Dozens if not hundreds of citizen journalists have reported on a wide range of crimes committed by Myanmar’s security forces. Their reports stirred some words of condemnation from the international community and some governments imposed sanctions, which turned out to have many loopholes.

The number of local journalists being arrested and media outlets having their licenses revoked is rising day by day. Combined with the internet restrictions imposed by the military, this effectively means that the information flow out of Myanmar is heavily dammed, blocking the world from knowing about developments as they happen.

Meanwhile, Myanmar military newspapers do not sleep. They continue enforcing among the trusted elite the view that dangerous protesters are destabilizing the country. One of the photos that has started circulating shows protesters carrying toddlers on their backs at night. Depending on which side of the conflict a viewer is on, they might denounce the image as fabricated or consider it to be the gospel truth.

Journalism is dying in Myanmar, while the whole country is on the verge of civil war.

Against that backdrop, the fact that Clarissa Ward, a CNN journalist, was suddenly allowed into the country at the end of March stirred mixed feelings among Myanmar people. The fact that such a visit could not happen without the consent of the military led many people doubt that the station would be allowed to report freely. “Can she be trusted?” Many people reached out to me with this question.

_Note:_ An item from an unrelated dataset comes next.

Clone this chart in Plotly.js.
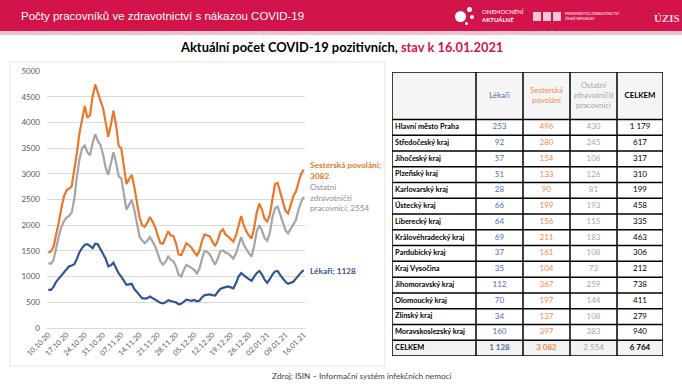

When touring Yangon by car, Ward was welcomed by people banging pots to indicate they are still protesting. She did get the chance to speak to some of the high-level generals, which is rarely possible, but their responses were rather predictable. All the time, however, Ward was accompanied by military officers. After talking to a few people at one of the city’s markets, her interview subjects were arrested for instigating a protest.

When voicing dissent to military rule is considered instigation to protest, there is little space in today’s Myanmar to freely report about the events unfolding on the ground.